Entity Identity Management
In the example table provided above, the uniqueness is defined via a composite key. This is not ideal in many cases, having a table-unique key per tag is idea. However, in the event this cannot be adjusted within the model, this section will explain how to leverage a composite key to define uniqueness while leveraging a materialized view. To create the uniqueness we will assume that we have to concatenate the sideId
, lineId
, machineId
, and tag
column values. To define this across the materialized view and the physical table, we will have to include a composite key in both. For the materialized view, it is the addition of a calculated column as shown below:
.create materialized-view with (backfill=true) AssetView on table ETVData
{
['ETVData']
| distinct siteId, lineId, machineId, tag
| extend tagId = strcat(siteId, lineId, machineId, tag)
| summarize any(*) by siteId, lineId, machineId, tag, tagId
}
This query will create a materialized view with a new tagId
column to define the uniqueness. Now that we have a singular column on the materialized view side, we will need an equivalent column on the physical table side. For this we will use a stored function. This stored function acts as a view that allows for the tagId
column to be included in the result set. This can be achieved with the function creation script below:
.create-or-alter function with (folder = "Seeq") DataTable() {
['ETVData']
| extend tagId = strcat(siteId, lineId, machineId, tag)

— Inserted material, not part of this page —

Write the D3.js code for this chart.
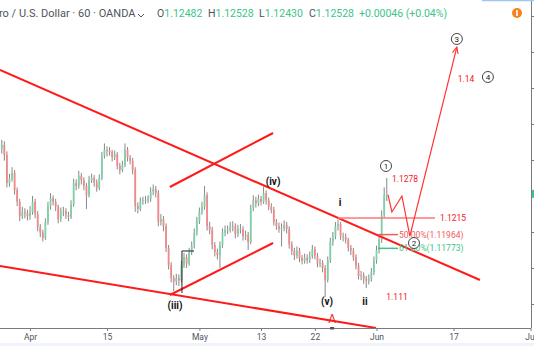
<!DOCTYPE html>
<html>
<head>
<meta charset="utf-8">
<script src="https://cdn.jsdelivr.net/npm/d3@7"></script>
<style>
  body { margin: 0; background: #fff; }
  svg { display: block; font-family: Roboto, "Noto Sans", sans-serif; }
</style>
</head>
<body>
<div id="chart"></div>
<script>
// EUR/USD 60 min, one candle here = 8 hours
const firstOpen = 1.1315;
const closes = [
  1.1321, 1.1307, 1.1268, 1.1274, 1.1282, 1.1258, 1.1242, 1.1222, 1.1228, 1.1226,
  1.1222, 1.1228, 1.1242, 1.1225, 1.1207, 1.1199, 1.1192, 1.1214, 1.1236, 1.1247,
  1.1242, 1.1235, 1.1218, 1.1228, 1.1229, 1.1224, 1.1221, 1.1238, 1.1268, 1.1264,
  1.1278, 1.1272, 1.1264, 1.1251, 1.1272, 1.1275, 1.1269, 1.1261, 1.1275, 1.1306,
  1.1314, 1.1313, 1.1311, 1.1304, 1.1308, 1.1292, 1.1286, 1.1293, 1.1314, 1.1303,
  1.1299, 1.1286, 1.1236, 1.1232, 1.1243, 1.1244, 1.1244, 1.1246, 1.1256, 1.1260,
  1.1254, 1.1214, 1.1218, 1.1208, 1.1178, 1.1154, 1.1136, 1.1131, 1.1136, 1.1133,
  1.1154, 1.1165, 1.1156, 1.1172, 1.1181, 1.1199, 1.1215, 1.1228, 1.1235, 1.1251,
  1.1208, 1.1203, 1.1182, 1.1172, 1.1168, 1.1182, 1.1199, 1.1203, 1.1203, 1.1207,
  1.1208, 1.1197, 1.1204, 1.1204, 1.1194, 1.1196, 1.1186, 1.1233, 1.1244, 1.1240,
  1.1246, 1.1242, 1.1254, 1.1244, 1.1235, 1.1231, 1.1214, 1.1208, 1.1204, 1.1206,
  1.1210, 1.1204, 1.1183, 1.1174, 1.1167, 1.1174, 1.1164, 1.1160, 1.1164, 1.1161,
  1.1167, 1.1176, 1.1167, 1.1156, 1.1157, 1.1150, 1.1133, 1.1161, 1.1186, 1.1194,
  1.1208, 1.1211, 1.1194, 1.1193, 1.1189, 1.1178, 1.1174, 1.1165, 1.1153, 1.1139,
  1.1140, 1.1135, 1.1132, 1.1135, 1.1144, 1.1161, 1.1175, 1.1189, 1.1224, 1.1251,
  1.1253
];
const highs = [
  1.1328, 1.1326, 1.1312, 1.1281, 1.1290, 1.1286, 1.1262, 1.1246, 1.1235, 1.1233,
  1.1231, 1.1236, 1.1250, 1.1246, 1.1229, 1.1211, 1.1203, 1.1219, 1.1242, 1.1254,
  1.1251, 1.1246, 1.1238, 1.1234, 1.1235, 1.1233, 1.1228, 1.1244, 1.1274, 1.1273,
  1.1285, 1.1282, 1.1276, 1.1268, 1.1278, 1.1281, 1.1279, 1.1273, 1.1280, 1.1311,
  1.1323, 1.1319, 1.1318, 1.1314, 1.1313, 1.1311, 1.1296, 1.1299, 1.1323, 1.1318,
  1.1307, 1.1303, 1.1290, 1.1241, 1.1248, 1.1249, 1.1250, 1.1251, 1.1262, 1.1266,
  1.1264, 1.1258, 1.1225, 1.1222, 1.1212, 1.1182, 1.1158, 1.1140, 1.1142, 1.1141,
  1.1160, 1.1171, 1.1169, 1.1178, 1.1187, 1.1205, 1.1221, 1.1234, 1.1242, 1.1264,
  1.1255, 1.1214, 1.1207, 1.1186, 1.1177, 1.1187, 1.1205, 1.1209, 1.1209, 1.1214,
  1.1215, 1.1212, 1.1210, 1.1211, 1.1208, 1.1202, 1.1200, 1.1238, 1.1251, 1.1249,
  1.1252, 1.1250, 1.1263, 1.1258, 1.1248, 1.1240, 1.1235, 1.1218, 1.1213, 1.1212,
  1.1216, 1.1214, 1.1208, 1.1187, 1.1178, 1.1180, 1.1178, 1.1168, 1.1170, 1.1169,
  1.1173, 1.1182, 1.1180, 1.1171, 1.1163, 1.1161, 1.1154, 1.1166, 1.1192, 1.1200,
  1.1214, 1.1217, 1.1214, 1.1199, 1.1198, 1.1192, 1.1182, 1.1178, 1.1169, 1.1157,
  1.1146, 1.1144, 1.1139, 1.1141, 1.1150, 1.1166, 1.1181, 1.1195, 1.1230, 1.1262,
  1.1275
];
const lows = [
  1.1309, 1.1299, 1.1262, 1.1263, 1.1270, 1.1252, 1.1236, 1.1215, 1.1218, 1.1219,
  1.1216, 1.1217, 1.1224, 1.1219, 1.1201, 1.1193, 1.1187, 1.1189, 1.1210, 1.1231,
  1.1237, 1.1229, 1.1212, 1.1214, 1.1222, 1.1218, 1.1215, 1.1218, 1.1235, 1.1258,
  1.1260, 1.1266, 1.1258, 1.1232, 1.1248, 1.1268, 1.1263, 1.1256, 1.1258, 1.1272,
  1.1302, 1.1305, 1.1306, 1.1298, 1.1300, 1.1287, 1.1280, 1.1283, 1.1290, 1.1298,
  1.1294, 1.1280, 1.1228, 1.1226, 1.1229, 1.1238, 1.1239, 1.1240, 1.1242, 1.1251,
  1.1248, 1.1208, 1.1209, 1.1201, 1.1172, 1.1148, 1.1130, 1.1118, 1.1126, 1.1125,
  1.1130, 1.1150, 1.1150, 1.1153, 1.1168, 1.1177, 1.1195, 1.1211, 1.1224, 1.1231,
  1.1202, 1.1197, 1.1176, 1.1166, 1.1162, 1.1150, 1.1178, 1.1194, 1.1197, 1.1199,
  1.1201, 1.1191, 1.1193, 1.1198, 1.1188, 1.1189, 1.1175, 1.1183, 1.1229, 1.1234,
  1.1236, 1.1237, 1.1239, 1.1238, 1.1230, 1.1226, 1.1209, 1.1203, 1.1199, 1.1180,
  1.1201, 1.1198, 1.1177, 1.1168, 1.1161, 1.1163, 1.1158, 1.1155, 1.1156, 1.1156,
  1.1157, 1.1163, 1.1162, 1.1151, 1.1151, 1.1144, 1.1110, 1.1130, 1.1157, 1.1181,
  1.1190, 1.1202, 1.1189, 1.1187, 1.1184, 1.1173, 1.1168, 1.1160, 1.1148, 1.1134,
  1.1133, 1.1128, 1.1122, 1.1127, 1.1131, 1.1140, 1.1156, 1.1170, 1.1185, 1.1220,
  1.1243
];

// date axis: candle index of each label
const dateTickIdx = [11, 41, 77, 101, 122, 146, 176, 206];
const dateTickLabels = ["Apr", "15", "May", "13", "22", "Jun", "17", "Jul"];
const priceTicks = [1.110, 1.115, 1.120, 1.125, 1.130, 1.135, 1.140, 1.145, 1.150];

// drawings: [index, price] pairs
const trendLines = [
  [[-0.7, 1.1425], [186.3, 1.11333]],
  [[-0.7, 1.11528], [145.8, 1.10667]],
  [[65.5, 1.11125], [105.7, 1.11847]],
  [[65.5, 1.12625], [105.7, 1.13375]]
];
const resistLine = [[131, 1.12194], [168.8, 1.12194]];
const stepLine = [[70.2, 1.11153], [70.2, 1.11736], [74.9, 1.11736]];
const projPath = [[150.5, 1.12514], [152, 1.12278], [155.9, 1.125], [159, 1.11944], [177.3, 1.14569]];
const fibLevels = [
  { price: 1.11964, label: "50.00%(1.11964)", color: "#f45b5b" },
  { price: 1.11773, label: "61.80%(1.11773)", color: "#3ec48a" }
];
const fibRange = [146.6, 154.4];
const waveLabels = [
  { t: "(iii)", i: 67.5, p: 1.10986 },
  { t: "(iv)", i: 105.7, p: 1.12708 },
  { t: "(v)", i: 126.7, p: 1.11028 },
  { t: "i", i: 131.8, p: 1.12403 },
  { t: "ii", i: 141.5, p: 1.11028 }
];
const circleLabels = [
  { t: "1", i: 149.7, p: 1.12917 },
  { t: "2", i: 160.6, p: 1.11847 },
  { t: "3", i: 177.3, p: 1.14681 },
  { t: "4", i: 189.4, p: 1.14153 }
];
const priceNotes = [
  { t: "1.1278", i: 157.1, p: 1.12736 },
  { t: "1.1215", i: 175.8, p: 1.12194 },
  { t: "1.14", i: 180.9, p: 1.14125 },
  { t: "1.111", i: 154, p: 1.11097 }
];
const markA = { t: "A", i: 128.7, p: 1.10792 };

const W = 534, H = 346, plotR = 531, plotB = 328;

const svg = d3.select("#chart").append("svg")
  .attr("width", W).attr("height", H);

const x = d3.scaleLinear().domain([11, 206]).range([30, 530.5]);
const y = d3.scaleLinear().domain([1.110, 1.150]).range([304, 16]);

svg.append("defs").append("clipPath").attr("id", "plot")
  .append("rect").attr("x", 0).attr("y", 0).attr("width", plotR).attr("height", plotB);

const plot = svg.append("g").attr("clip-path", "url(#plot)");

// candles
const candles = closes.map((c, i) => ({
  i: i,
  o: i === 0 ? firstOpen : closes[i - 1],
  h: highs[i], l: lows[i], c: c
}));

plot.selectAll(".wick").data(candles).enter().append("line")
  .attr("x1", d => x(d.i)).attr("x2", d => x(d.i))
  .attr("y1", d => y(d.h)).attr("y2", d => y(d.l))
  .attr("stroke", "#7a7a7a").attr("stroke-width", 0.9);

plot.selectAll(".body").data(candles).enter().append("rect")
  .attr("x", d => x(d.i) - 0.9)
  .attr("width", 1.8)
  .attr("y", d => y(Math.max(d.o, d.c)))
  .attr("height", d => Math.max(0.8, Math.abs(y(d.o) - y(d.c))))
  .attr("fill", d => d.c >= d.o ? "#7fd0a8" : "#f08a8a");

const line = d3.line().x(d => x(d[0])).y(d => y(d[1]));

// red trend lines
plot.selectAll(".trend").data(trendLines).enter().append("path")
  .attr("d", line).attr("fill", "none")
  .attr("stroke", "#ff1a1a").attr("stroke-width", 2);

plot.append("path").attr("d", line(resistLine)).attr("fill", "none")
  .attr("stroke", "#f77").attr("stroke-width", 1.5);

plot.append("path").attr("d", line(stepLine)).attr("fill", "none")
  .attr("stroke", "#222").attr("stroke-width", 1);

// projection path with arrow
svg.append("defs").append("marker").attr("id", "arr")
  .attr("viewBox", "0 0 10 10").attr("refX", 9).attr("refY", 5)
  .attr("markerWidth", 6).attr("markerHeight", 6).attr("orient", "auto")
  .append("path").attr("d", "M0,1 L9,5 L0,9").attr("fill", "none")
  .attr("stroke", "#f33").attr("stroke-width", 1.5);

plot.append("path").attr("d", line(projPath)).attr("fill", "none")
  .attr("stroke", "#f33").attr("stroke-width", 1.2)
  .attr("marker-end", "url(#arr)");

// fib levels
fibLevels.forEach(f => {
  plot.append("line")
    .attr("x1", x(fibRange[0])).attr("x2", x(fibRange[1]))
    .attr("y1", y(f.price)).attr("y2", y(f.price))
    .attr("stroke", f.color).attr("stroke-width", 1.5);
  plot.append("text").attr("x", x(fibRange[1]) + 1).attr("y", y(f.price))
    .attr("dy", "0.35em").attr("font-size", 8.5).attr("fill", f.color)
    .text(f.label);
});

// price notes
plot.selectAll(".note").data(priceNotes).enter().append("text")
  .attr("x", d => x(d.i)).attr("y", d => y(d.p)).attr("dy", "0.35em")
  .attr("text-anchor", "middle").attr("font-size", 8.5).attr("fill", "#e22")
  .text(d => d.t);

plot.append("text").attr("x", x(markA.i)).attr("y", y(markA.p)).attr("dy", "0.35em")
  .attr("text-anchor", "middle").attr("font-size", 12).attr("fill", "#e22")
  .text(markA.t);

// wave labels
plot.selectAll(".wave").data(waveLabels).enter().append("text")
  .attr("x", d => x(d.i)).attr("y", d => y(d.p)).attr("dy", "0.35em")
  .attr("text-anchor", "middle").attr("font-size", 10).attr("font-weight", "bold")
  .attr("fill", "#111").text(d => d.t);

// circled counts
const circ = plot.selectAll(".circ").data(circleLabels).enter().append("g")
  .attr("transform", d => "translate(" + x(d.i) + "," + y(d.p) + ")");
circ.append("circle").attr("r", 5.5).attr("fill", "#fff")
  .attr("stroke", "#444").attr("stroke-width", 1);
circ.append("text").attr("dy", "0.35em").attr("text-anchor", "middle")
  .attr("font-size", 8).attr("fill", "#222").text(d => d.t);

// axes
const xAxis = svg.append("g").attr("transform", "translate(0," + plotB + ")")
  .call(d3.axisBottom(x).tickValues(dateTickIdx)
    .tickFormat((d, k) => dateTickLabels[k]).tickSize(3).tickPadding(3));
xAxis.select(".domain").attr("stroke", "#787b86").attr("d", "M0,0.5H" + plotR);
xAxis.selectAll(".tick line").attr("stroke", "#787b86");
xAxis.selectAll("text").attr("font-size", 8.5).attr("fill", "#50535e")
  .attr("font-family", "Roboto, sans-serif");

// price scale labels sit beyond the window edge, only the ticks show
const yAxis = svg.append("g").attr("transform", "translate(" + plotR + ",0)")
  .call(d3.axisRight(y).tickValues(priceTicks).tickSize(4).tickFormat(""));
yAxis.select(".domain").attr("stroke", "#787b86").attr("d", "M0.5,0V" + plotB);
yAxis.selectAll(".tick line").attr("stroke", "#787b86");

// small marker under A on the axis
svg.append("rect").attr("x", x(markA.i) - 2).attr("y", plotB - 1)
  .attr("width", 4).attr("height", 2.5).attr("fill", "#555");

// last price tag on right edge
svg.append("rect").attr("x", plotR + 1).attr("y", y(closes[closes.length - 1]) - 4)
  .attr("width", 4).attr("height", 8).attr("fill", "#3ec48a");

// bottom strip
svg.append("rect").attr("x", 0).attr("y", 343).attr("width", W).attr("height", 3)
  .attr("fill", "#f0f3fa");

// header
svg.append("text").attr("x", -1).attr("y", 17)
  .attr("font-size", 11).attr("fill", "#50535e")
  .text("ro / U.S. Dollar \u00b7 60 \u00b7 OANDA");

svg.append("path").attr("d", "M138,14 l3,3 l3,-3").attr("fill", "none")
  .attr("stroke", "#50535e").attr("stroke-width", 1);

const ohlc = [["O", "1.12482", 157], ["H", "1.12528", 208], ["L", "1.12430", 259], ["C", "1.12528", 309]];
ohlc.forEach(o => {
  const t = svg.append("text").attr("x", o[2]).attr("y", 17).attr("font-size", 10.5);
  t.append("tspan").attr("fill", "#50535e").text(o[0]);
  t.append("tspan").attr("fill", "#3ec48a").text(o[1]);
});
svg.append("text").attr("x", 359).attr("y", 17).attr("font-size", 10.5)
  .attr("fill", "#3ec48a").text("+0.00046 (+0.04%)");

svg.append("circle").attr("cx", 517).attr("cy", 13).attr("r", 5).attr("fill", "#f7821b");
svg.append("rect").attr("x", 516.2).attr("y", 10).attr("width", 1.6).attr("height", 6)
  .attr("fill", "#fff");
svg.append("line").attr("x1", 482).attr("x2", W).attr("y1", 0.5).attr("y2", 0.5)
  .attr("stroke", "#9ec5f5").attr("stroke-width", 1.5);
</script>
</body>
</html>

| project TS, Value, tagId
}
This function creates the tagId
column in the result set allowing for filtering when querying. With the materialized view and the stored functions created, we can now create our connector configuration.
{
"RootAssetName": "Region A",
"GenerateTableAsset": false,
"Tables": [
{
"Id": "ETV Data 1",
"Name": "DataTable",
"NameQuery": null,
"GroupBy": [
"siteId",
"lineId",
"machineId",
"tag"
],
"GroupByLimit": 0,
"DataColumns": [
"Value"
],
"DataColumnQuery": null,
"TimeColumn": "TS",
"LastGroupAsSignalName": true,
"TransformQuery": null,
"TimeUnit": null,
"ComputedGroupByResult": null,
"GroupByRequestProperties": null,
"DataRequestProperties": null,
"MetadataQuery": {
"TableName": "AssetView",
"Filters": null,
"Columns": [
"siteId",
"lineId",
"machineId",
"tag",
"tagId"
],
"UniqueKeyColumnName": "tagId"
},
"SignalPropertiesMap": {
"UniqueKey": "tagId"
}
}
],
"ApplicationId": "<example application Id>",
"AccessKey": "<example access Key>",
"TenantId": "<example tenant ID>",
"UserName": null,
"UserPassword": null,
"Cluster": "https://<cluster name>.<cluster region>.kusto.windows.net",
"Database": "Documentation"
}
In the configuration above you can see we have the GroupBy
defined as ["siteId","lineId","machineId","tag"]
and we are defining the Name
property as DataTable
which is the name of the stored function we created above. This is where the data is stored. The MetadataQuery
is targeting the materialized view, in this example AssetView
. We access each column that will be required by the GroupBy
as well as the UniqueKeyColumnName
. The UniqueKeyColumnName
is leveraging the calculated key we created to define the uniqueness between the materialized view and the stored function.
The SignalPropertiesMap
property is required when using the MetadataQuery
parameter
When we access the signals within workbench you can see that the UniqueKey
is a property of the signal. This was set by the SignalPropertiesMap
in the connector configuration above.
Using the ComputedGroupByResult
to Access Materialized View Metadata
This functionality can be leveraged on clusters using the Kusto Engine V2
The ComputedGroupByResult
can be leveraged to access the data in the materialized view. This parameter is a Kusto query that accesses a distinct asset group. This Kusto Query must return a result set that includes all of the columns specified within the GroupBy
parameter. In this example, our GroupBy
parameter is set to ["siteId","lineId","machineId","tag"]
. This means that our result from our AssetView
materialized view created above must include all four columns. If there are additional columns in your materialized view you could leverage a ComputedGroupByResult
like the following:
AssetView | project siteId,lineId,machineId,tag
Alternatively, you could leverage the project-away
operator (https://learn.microsoft.com/en-us/azure/data-explorer/kusto/query/projectawayoperator ) to remove specific columns.
For this example,
{
"RootAssetName": "Region B",
"GenerateTableAsset": false,
"Tables": [
{
"Id": "ETV Data 2",
"Name": "ETVData",
"NameQuery": null,
"GroupBy": [
"siteId",
"lineId",
"machineId",
"tag"
],
"GroupByLimit": 0,
"DataColumns": [
"Value"
],
"DataColumnQuery": null,
"TimeColumn": "TS",
"LastGroupAsSignalName": true,
"TransformQuery": null,
"TimeUnit": null,
"ComputedGroupByResult": "AssetView",
"GroupByRequestProperties": null,
"DataRequestProperties": null,
"MetadataQuery": {
"TableName": null,
"Filters": null,
"Columns": null,
"UniqueKeyColumnName": null
},
"SignalPropertiesMap": null
}
],
"ApplicationId": "<example application Id>",
"AccessKey": "<example access Key>",
"TenantId": "<example tenant ID>",
"UserName": null,
"UserPassword": null,
"Cluster": "https://<cluster name>.<cluster region>.kusto.windows.net",
"Database": "Documentation"
}
This results in an asset tree as below:
There is no ability to add signal properties such as unit of measure, description, or interpolation method as there is in the MetadataQuery
case. However, if you just have a simple distinct asset tree as metadata, this is a usable option.
Retrieving greater than 500,000 Assets
By default, ADX has a limit of 500,000 rows that it can return. when performing the distinct query for all of the columns listed in the GroupBy
, there is a chance that a use case could exceed 500,000 rows. If that is the case the GroupByRequestProperties
parameter will have to be set with a value of {"notruncation" : "true"}
. This will allow ADX to return more than the default 500,000 rows per query.
Note: This is not a requirement when using the MetadataQuery
parameter, as that function will automatically page the result.